The History Of The Musée d’Orsay In 1 Minute

Clock inside Musée dOrsay
Clock inside Musée d'Orsay | © Molli McConnell
Molli McConnell

Originally a train station and hotel built for the 1900 Universal Exposition, the Musée d’Orsay building is just as beautiful as the works of art it houses. The museum displays artworks from 1848-1914, and its permanent collection spans over four floors and includes paintings, sculptures, furniture, and photography. Discover more about the history of this museum below.
Like many of Paris’ iconic museums, the Musée d’Orsay has a long history before it ever became a museum. From 1900-1936, all trains headed southwest out of Paris departed from the d’Orsay train station. Eventually, the station became too old fashioned for the newer models of trains. Consequently, the station became reserved for suburban city trains – there is still an active stop on the RER underneath the museum. As Europe descended into World War II, the station became a mailing center for sending packages to prisoners of war. Long after the War, in 1975, the Direction des Musées de France agreed that there must be a new museum to represent the arts from the second half of the 19th century.

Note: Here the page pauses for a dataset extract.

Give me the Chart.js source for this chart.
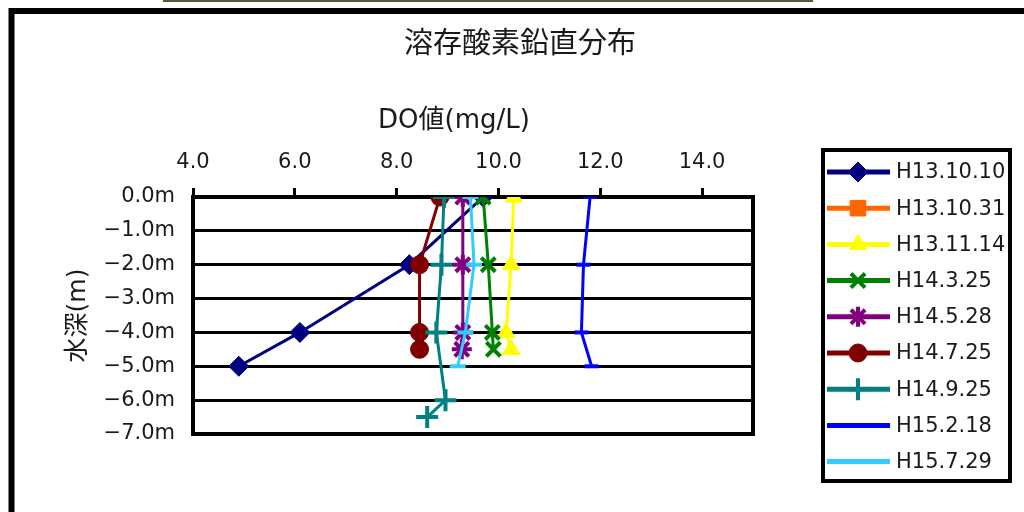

Coincidentally, as this decision was reached, the d’Orsay faced the possibility of destruction. Thanks to a renewed interest in 19th century architecture, and a need for a new museum space, the building was repurposed. In 1978, the building was classified as a historical monument and a civil commission was created to oversee the construction of the museum. The building was then renovated in order to correctly house the artworks that were to be displayed there. The beautiful 19th century architecture of the station was left intact. The new Musée d’Orsay was opened to the public by French President François Mitterrand in 1986.

© Shadowgate/Flickr

The Musée d’Orsay houses art from the second half of the 19th century. The collections include pieces by famous artists such as Delacroix, Ingres, Rodin, Van Gogh, Gauguin, Cézanne, Monet, Manet, Degas, and Renoir. Neoclassicism, romanticism, impressionism, expressionism, art nouveau, historical paintings, and naturalism are some of the types of art that can be found in the museum. Since its opening, the museum has seen nearly 87 million visitors.

With 4 levels, a terrace, a restaurant, and shop it is easy to spend hours at the Musée d’Orsay. The Musée is located on the Left Bank of The Seine, directly across the river from The Louvre museum and The Tuileries gardens.

📅 Open Tuesday-Sunday 9:30AM-6PM, 9:30AM-9:45PM Thursdays. Closed Mondays.